Tobias identified a generational gap. The more disapproving alumni tended to skew older, Tobias says. And “basically anybody under 40 was saying ‘hurray, good for Harvard Magazine for doing this, and hats off to you,’ and all that.”
***
From national publications like The Advocate and Out all the way to Harvard Magazine, the printed word holds an influential space in the history of queer agitation in the eighties and nineties.
There’s just something about writing it down.
Michael Amico is an alumnus of Dartmouth College and served as editor-in-chief of an intercollegiate queer student publication, called “queer.”, that began at Harvard in the early 2000s.
“Most of my life, I guess, has been trying to find a language to talk about sexual desire in a more complex, nuanced, accurate way, not just with my fellow students — with everyone, my family, with people I meet on the street, with people I hook up with,” Amico says. “With everyone.”
A historian currently at work on a book about gay love stories in the American Civil War, Amico thinks a lot about the expression of desire via the written word. “Sexual desire is premised on not saying and not telling, not because it’s titillating or not because we’re repressed, but because the whole point of sexuality is that the center of it is unknown.”
“But nonetheless, that just means there can be more artful ways to talk about sex.”

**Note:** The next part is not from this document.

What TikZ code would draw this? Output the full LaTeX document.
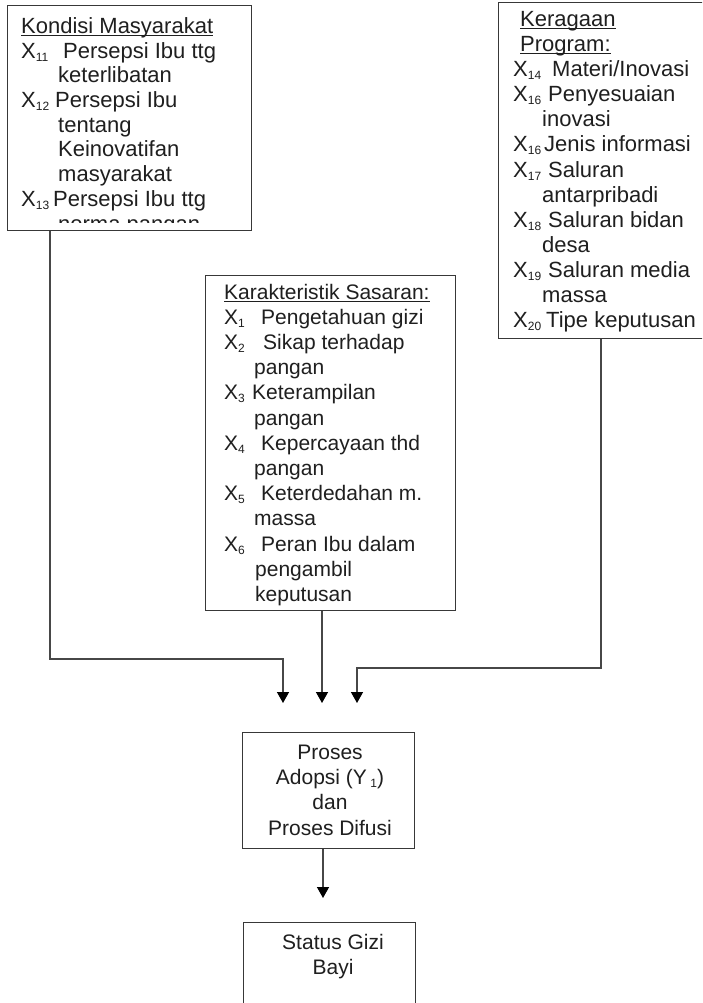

Lavender Portfolio and HQ form some of these “artful ways”: physical manifestations of what are, to many, frustrating intangibilities.
When Ted Gideonse and Rachel Tiven arrived at Harvard in the fall of 1992, no one in their class had come out. Both Gideonse and Tiven broke ground by coming out that fall. “By the end of freshman year, besides us, we only knew of nine or ten out students who were freshmen. That is really isolating,” Gideonse says, his voice quiet.
Today’s Harvard is a very different place. In my upperclassmen house, there’s a rainbow flag hanging in the dining hall; signs expressing solidarity — including one reading “Pfoho Tutors Support Our LGBTQ Students” — hang pinned to the doors of House staff.
Asked about the influence of HQ on Harvard’s campus, Dougherty chuckles. “It’s more like hypothetical influence.”
“None of us will ever say it changed the world, but all of us would say that we know it was important, even if we still couldn’t quantify it.”
Correction: Oct. 11, 2018
A previous version of this article incorrectly attributed a quote. It has been updated.